Code that draws figures
◆ ◆ ◆ ◆ ◆ ◆ ◆

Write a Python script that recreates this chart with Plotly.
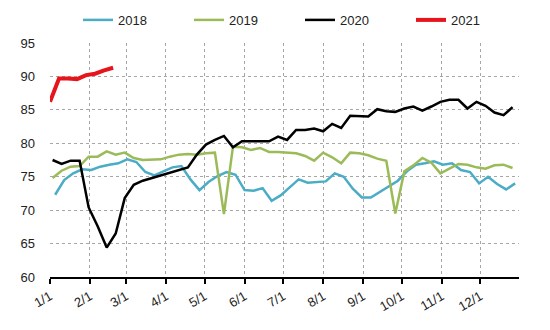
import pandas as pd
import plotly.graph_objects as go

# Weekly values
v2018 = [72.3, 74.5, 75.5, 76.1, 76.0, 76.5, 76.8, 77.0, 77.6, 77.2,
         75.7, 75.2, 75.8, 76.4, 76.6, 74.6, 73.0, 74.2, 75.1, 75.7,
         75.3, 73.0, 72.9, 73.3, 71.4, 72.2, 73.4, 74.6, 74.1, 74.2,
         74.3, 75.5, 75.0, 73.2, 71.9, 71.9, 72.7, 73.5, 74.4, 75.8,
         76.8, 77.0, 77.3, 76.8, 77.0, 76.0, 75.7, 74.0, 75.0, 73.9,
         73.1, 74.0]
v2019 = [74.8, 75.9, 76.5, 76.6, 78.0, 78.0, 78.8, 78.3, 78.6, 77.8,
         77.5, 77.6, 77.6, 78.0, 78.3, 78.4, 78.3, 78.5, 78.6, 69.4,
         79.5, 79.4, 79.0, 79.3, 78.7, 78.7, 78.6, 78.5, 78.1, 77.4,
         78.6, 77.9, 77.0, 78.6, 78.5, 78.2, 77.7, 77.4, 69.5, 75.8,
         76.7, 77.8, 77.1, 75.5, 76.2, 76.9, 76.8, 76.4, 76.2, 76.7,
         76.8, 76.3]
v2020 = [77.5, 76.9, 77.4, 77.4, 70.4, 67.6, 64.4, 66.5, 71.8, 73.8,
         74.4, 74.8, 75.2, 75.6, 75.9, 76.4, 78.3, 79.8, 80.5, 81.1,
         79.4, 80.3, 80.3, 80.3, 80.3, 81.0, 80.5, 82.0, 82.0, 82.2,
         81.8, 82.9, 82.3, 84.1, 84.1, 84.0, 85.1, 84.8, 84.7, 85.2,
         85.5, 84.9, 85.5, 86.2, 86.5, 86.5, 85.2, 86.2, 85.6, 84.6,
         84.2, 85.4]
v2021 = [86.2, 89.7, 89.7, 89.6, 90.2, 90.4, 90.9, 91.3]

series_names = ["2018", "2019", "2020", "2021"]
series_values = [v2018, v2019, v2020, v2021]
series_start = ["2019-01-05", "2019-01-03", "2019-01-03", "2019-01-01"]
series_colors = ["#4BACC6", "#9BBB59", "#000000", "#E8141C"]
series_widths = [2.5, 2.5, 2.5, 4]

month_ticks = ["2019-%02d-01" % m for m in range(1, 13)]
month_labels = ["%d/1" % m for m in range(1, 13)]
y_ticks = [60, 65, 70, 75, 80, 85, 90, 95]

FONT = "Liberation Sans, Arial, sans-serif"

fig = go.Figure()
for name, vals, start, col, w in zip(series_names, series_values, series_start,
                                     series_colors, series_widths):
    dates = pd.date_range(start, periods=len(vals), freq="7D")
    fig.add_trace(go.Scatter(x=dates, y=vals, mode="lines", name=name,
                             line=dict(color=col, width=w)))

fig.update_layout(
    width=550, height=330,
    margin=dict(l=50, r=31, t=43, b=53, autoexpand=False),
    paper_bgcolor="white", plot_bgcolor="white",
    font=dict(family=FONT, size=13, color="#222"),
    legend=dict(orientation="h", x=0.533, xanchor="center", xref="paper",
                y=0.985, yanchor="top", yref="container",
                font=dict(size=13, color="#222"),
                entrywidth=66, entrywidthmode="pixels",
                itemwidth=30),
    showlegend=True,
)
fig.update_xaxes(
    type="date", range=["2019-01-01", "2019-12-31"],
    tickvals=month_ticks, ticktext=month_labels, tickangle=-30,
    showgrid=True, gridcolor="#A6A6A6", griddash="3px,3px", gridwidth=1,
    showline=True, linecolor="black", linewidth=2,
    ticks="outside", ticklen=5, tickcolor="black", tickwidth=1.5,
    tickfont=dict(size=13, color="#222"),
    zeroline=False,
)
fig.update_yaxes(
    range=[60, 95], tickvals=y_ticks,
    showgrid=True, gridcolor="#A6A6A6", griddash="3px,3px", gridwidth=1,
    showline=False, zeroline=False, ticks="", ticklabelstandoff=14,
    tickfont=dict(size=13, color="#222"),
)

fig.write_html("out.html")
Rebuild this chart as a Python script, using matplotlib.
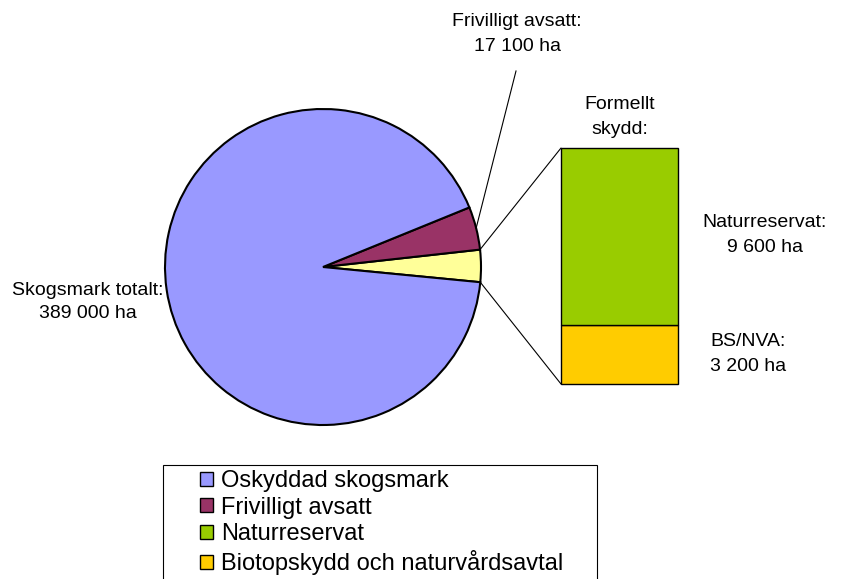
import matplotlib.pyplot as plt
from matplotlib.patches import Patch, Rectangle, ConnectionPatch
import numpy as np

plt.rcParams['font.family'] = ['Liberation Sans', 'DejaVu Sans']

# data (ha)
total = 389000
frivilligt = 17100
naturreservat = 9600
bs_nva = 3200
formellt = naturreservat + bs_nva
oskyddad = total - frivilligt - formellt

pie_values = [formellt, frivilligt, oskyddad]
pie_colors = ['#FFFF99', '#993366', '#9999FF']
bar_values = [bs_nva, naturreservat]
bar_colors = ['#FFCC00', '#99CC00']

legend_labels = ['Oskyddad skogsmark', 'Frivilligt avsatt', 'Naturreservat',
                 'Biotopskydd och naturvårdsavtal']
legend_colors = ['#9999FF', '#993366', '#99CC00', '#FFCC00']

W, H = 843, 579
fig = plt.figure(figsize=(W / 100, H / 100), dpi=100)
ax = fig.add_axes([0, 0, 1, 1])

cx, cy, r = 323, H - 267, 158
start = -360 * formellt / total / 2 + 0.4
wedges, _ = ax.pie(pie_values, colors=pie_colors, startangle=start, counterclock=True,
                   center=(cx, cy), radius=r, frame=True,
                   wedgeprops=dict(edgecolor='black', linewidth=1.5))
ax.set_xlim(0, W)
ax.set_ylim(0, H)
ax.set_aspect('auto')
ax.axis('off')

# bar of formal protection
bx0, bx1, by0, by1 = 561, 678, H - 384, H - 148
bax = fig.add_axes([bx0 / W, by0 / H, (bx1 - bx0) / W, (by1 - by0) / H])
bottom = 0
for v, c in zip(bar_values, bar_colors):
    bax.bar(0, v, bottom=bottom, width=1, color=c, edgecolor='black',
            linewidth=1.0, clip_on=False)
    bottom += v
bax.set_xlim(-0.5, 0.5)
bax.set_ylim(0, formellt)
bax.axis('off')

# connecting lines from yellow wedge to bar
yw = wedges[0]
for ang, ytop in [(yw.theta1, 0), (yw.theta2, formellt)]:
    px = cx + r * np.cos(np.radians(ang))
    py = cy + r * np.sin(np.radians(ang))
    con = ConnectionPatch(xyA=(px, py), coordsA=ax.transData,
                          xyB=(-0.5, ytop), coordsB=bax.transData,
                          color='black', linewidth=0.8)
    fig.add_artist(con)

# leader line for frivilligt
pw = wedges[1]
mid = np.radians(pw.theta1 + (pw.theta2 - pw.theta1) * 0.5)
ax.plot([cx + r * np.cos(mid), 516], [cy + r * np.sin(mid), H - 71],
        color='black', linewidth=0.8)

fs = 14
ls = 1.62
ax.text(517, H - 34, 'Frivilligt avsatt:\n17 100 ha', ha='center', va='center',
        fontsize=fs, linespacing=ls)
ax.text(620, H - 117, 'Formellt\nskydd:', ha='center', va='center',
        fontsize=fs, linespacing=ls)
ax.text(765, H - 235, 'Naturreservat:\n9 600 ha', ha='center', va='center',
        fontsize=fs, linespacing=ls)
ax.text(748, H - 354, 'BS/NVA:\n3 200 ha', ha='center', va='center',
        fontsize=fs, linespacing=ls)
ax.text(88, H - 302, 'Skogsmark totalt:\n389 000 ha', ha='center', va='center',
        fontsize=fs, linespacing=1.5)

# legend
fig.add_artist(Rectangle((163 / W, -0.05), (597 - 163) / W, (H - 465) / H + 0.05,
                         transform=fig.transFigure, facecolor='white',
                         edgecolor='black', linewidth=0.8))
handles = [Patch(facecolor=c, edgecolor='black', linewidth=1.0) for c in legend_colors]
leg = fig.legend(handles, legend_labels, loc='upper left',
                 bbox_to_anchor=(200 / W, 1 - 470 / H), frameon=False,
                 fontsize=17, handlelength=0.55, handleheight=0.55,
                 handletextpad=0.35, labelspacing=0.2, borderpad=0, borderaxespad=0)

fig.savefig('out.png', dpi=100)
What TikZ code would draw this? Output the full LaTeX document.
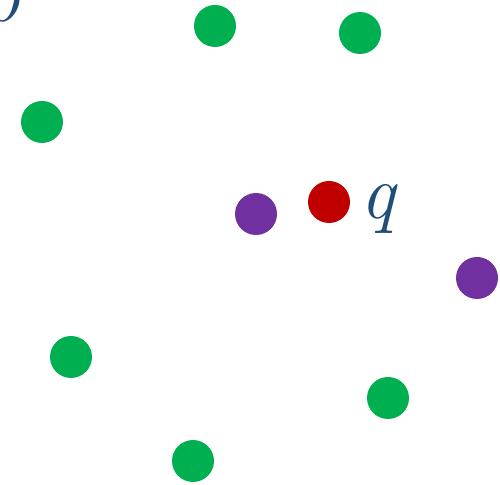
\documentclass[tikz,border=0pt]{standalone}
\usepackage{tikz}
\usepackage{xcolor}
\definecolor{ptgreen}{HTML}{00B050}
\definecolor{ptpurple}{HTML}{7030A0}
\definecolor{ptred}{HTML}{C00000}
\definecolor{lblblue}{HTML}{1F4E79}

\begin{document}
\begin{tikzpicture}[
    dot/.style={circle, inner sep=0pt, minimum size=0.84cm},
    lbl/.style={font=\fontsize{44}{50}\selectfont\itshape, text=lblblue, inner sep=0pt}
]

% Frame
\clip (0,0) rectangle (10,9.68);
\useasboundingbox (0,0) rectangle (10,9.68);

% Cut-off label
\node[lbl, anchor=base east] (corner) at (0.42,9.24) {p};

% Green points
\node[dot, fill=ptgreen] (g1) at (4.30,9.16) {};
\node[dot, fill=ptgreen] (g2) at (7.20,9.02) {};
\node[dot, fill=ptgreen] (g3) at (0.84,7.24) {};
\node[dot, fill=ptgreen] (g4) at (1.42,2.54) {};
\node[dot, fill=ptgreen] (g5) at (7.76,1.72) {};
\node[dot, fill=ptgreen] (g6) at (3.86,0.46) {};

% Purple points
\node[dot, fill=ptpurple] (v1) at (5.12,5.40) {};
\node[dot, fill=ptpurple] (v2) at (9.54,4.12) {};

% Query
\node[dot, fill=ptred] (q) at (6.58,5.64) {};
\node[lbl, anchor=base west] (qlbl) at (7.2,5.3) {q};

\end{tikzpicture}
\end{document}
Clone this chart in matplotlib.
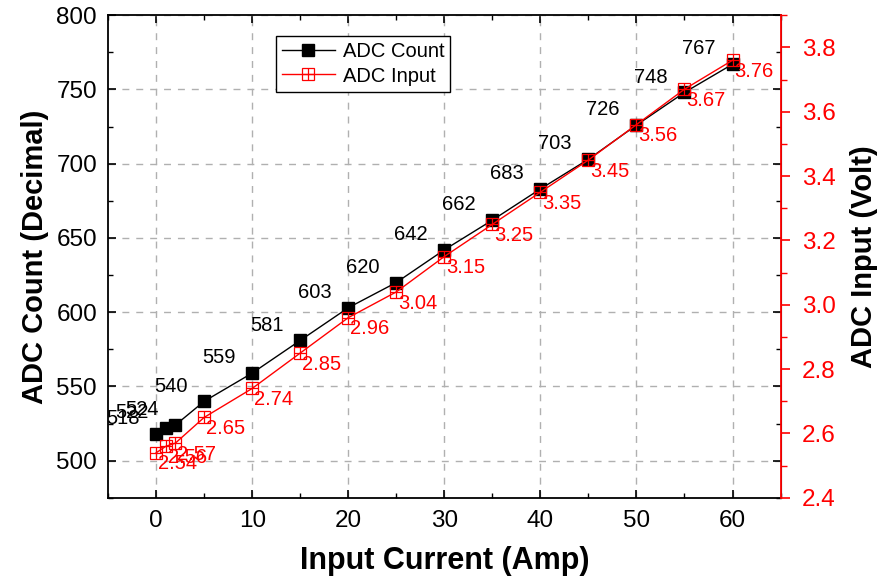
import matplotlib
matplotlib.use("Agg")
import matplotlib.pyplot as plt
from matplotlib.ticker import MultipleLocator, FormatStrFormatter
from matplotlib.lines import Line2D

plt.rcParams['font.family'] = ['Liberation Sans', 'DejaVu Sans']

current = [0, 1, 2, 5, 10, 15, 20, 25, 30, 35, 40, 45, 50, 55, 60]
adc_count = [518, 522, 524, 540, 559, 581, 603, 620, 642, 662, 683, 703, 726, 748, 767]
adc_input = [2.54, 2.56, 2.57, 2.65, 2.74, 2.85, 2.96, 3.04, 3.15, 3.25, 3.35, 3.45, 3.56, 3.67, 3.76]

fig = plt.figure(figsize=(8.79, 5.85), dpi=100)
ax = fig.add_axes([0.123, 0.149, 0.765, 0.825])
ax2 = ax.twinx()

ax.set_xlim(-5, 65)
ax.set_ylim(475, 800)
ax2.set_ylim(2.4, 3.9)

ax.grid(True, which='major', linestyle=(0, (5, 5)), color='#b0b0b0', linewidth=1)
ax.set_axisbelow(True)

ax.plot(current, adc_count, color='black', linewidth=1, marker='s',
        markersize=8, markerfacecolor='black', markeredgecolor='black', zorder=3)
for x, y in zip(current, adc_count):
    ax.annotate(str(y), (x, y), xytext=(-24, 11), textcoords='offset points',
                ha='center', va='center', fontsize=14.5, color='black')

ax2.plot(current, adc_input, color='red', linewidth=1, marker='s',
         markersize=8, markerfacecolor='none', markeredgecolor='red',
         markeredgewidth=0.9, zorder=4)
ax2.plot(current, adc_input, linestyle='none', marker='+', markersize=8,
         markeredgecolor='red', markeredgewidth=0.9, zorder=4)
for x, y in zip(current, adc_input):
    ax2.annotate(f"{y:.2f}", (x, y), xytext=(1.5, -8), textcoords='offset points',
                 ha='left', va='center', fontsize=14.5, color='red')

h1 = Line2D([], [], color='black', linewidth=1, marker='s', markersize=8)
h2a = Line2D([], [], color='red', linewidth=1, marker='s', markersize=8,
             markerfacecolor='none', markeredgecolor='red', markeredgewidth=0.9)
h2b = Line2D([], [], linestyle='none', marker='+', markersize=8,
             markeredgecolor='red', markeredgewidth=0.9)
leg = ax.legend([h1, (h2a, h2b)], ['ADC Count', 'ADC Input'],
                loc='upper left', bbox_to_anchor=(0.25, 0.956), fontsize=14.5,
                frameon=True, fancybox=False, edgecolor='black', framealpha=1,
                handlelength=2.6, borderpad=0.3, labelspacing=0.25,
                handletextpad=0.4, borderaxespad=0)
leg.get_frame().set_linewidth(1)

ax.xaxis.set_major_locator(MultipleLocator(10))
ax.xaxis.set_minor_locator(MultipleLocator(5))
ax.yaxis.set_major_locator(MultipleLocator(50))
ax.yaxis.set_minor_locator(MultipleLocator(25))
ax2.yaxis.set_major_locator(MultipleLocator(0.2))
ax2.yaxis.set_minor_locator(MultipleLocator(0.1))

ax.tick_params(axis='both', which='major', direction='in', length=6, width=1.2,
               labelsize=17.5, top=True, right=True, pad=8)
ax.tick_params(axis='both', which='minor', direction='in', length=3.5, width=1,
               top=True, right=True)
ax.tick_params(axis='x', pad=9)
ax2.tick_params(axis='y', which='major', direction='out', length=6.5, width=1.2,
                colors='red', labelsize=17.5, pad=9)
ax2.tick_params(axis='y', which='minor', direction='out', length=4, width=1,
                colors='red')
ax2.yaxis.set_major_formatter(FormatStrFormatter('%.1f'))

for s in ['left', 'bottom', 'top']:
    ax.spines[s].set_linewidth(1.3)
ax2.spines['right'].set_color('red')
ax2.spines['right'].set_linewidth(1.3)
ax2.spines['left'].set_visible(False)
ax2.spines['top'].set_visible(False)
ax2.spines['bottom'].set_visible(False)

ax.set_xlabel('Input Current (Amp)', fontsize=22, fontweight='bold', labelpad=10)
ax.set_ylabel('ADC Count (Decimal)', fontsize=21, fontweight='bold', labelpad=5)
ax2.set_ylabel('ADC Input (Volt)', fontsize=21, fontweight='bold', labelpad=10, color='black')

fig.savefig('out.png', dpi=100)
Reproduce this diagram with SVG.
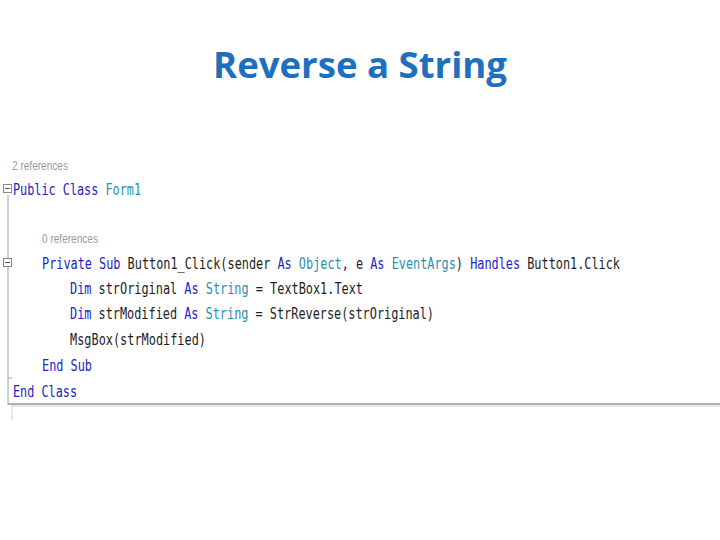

◆ ◆ ◆ ◆ ◆ ◆ ◆

-- PROBLEM STATEMENT --
Transcribe, leaving out pictures, each line from the one containing "What TikZ code" through the one containing "ax2.set_ylim(2.4, 3.9)".

-- ANSWER TO THIS EXERCISE --
What TikZ code would draw this? Output the full LaTeX document.
\documentclass[tikz,border=0pt]{standalone}
\usepackage{tikz}
\usepackage{xcolor}
\definecolor{ptgreen}{HTML}{00B050}
\definecolor{ptpurple}{HTML}{7030A0}
\definecolor{ptred}{HTML}{C00000}
\definecolor{lblblue}{HTML}{1F4E79}

\begin{document}
\begin{tikzpicture}[
    dot/.style={circle, inner sep=0pt, minimum size=0.84cm},
    lbl/.style={font=\fontsize{44}{50}\selectfont\itshape, text=lblblue, inner sep=0pt}
]

% Frame
\clip (0,0) rectangle (10,9.68);
\useasboundingbox (0,0) rectangle (10,9.68);

% Cut-off label
\node[lbl, anchor=base east] (corner) at (0.42,9.24) {p};

% Green points
\node[dot, fill=ptgreen] (g1) at (4.30,9.16) {};
\node[dot, fill=ptgreen] (g2) at (7.20,9.02) {};
\node[dot, fill=ptgreen] (g3) at (0.84,7.24) {};
\node[dot, fill=ptgreen] (g4) at (1.42,2.54) {};
\node[dot, fill=ptgreen] (g5) at (7.76,1.72) {};
\node[dot, fill=ptgreen] (g6) at (3.86,0.46) {};

% Purple points
\node[dot, fill=ptpurple] (v1) at (5.12,5.40) {};
\node[dot, fill=ptpurple] (v2) at (9.54,4.12) {};

% Query
\node[dot, fill=ptred] (q) at (6.58,5.64) {};
\node[lbl, anchor=base west] (qlbl) at (7.2,5.3) {q};

\end{tikzpicture}
\end{document}
Clone this chart in matplotlib.
import matplotlib
matplotlib.use("Agg")
import matplotlib.pyplot as plt
from matplotlib.ticker import MultipleLocator, FormatStrFormatter
from matplotlib.lines import Line2D

plt.rcParams['font.family'] = ['Liberation Sans', 'DejaVu Sans']

current = [0, 1, 2, 5, 10, 15, 20, 25, 30, 35, 40, 45, 50, 55, 60]
adc_count = [518, 522, 524, 540, 559, 581, 603, 620, 642, 662, 683, 703, 726, 748, 767]
adc_input = [2.54, 2.56, 2.57, 2.65, 2.74, 2.85, 2.96, 3.04, 3.15, 3.25, 3.35, 3.45, 3.56, 3.67, 3.76]

fig = plt.figure(figsize=(8.79, 5.85), dpi=100)
ax = fig.add_axes([0.123, 0.149, 0.765, 0.825])
ax2 = ax.twinx()

ax.set_xlim(-5, 65)
ax.set_ylim(475, 800)
ax2.set_ylim(2.4, 3.9)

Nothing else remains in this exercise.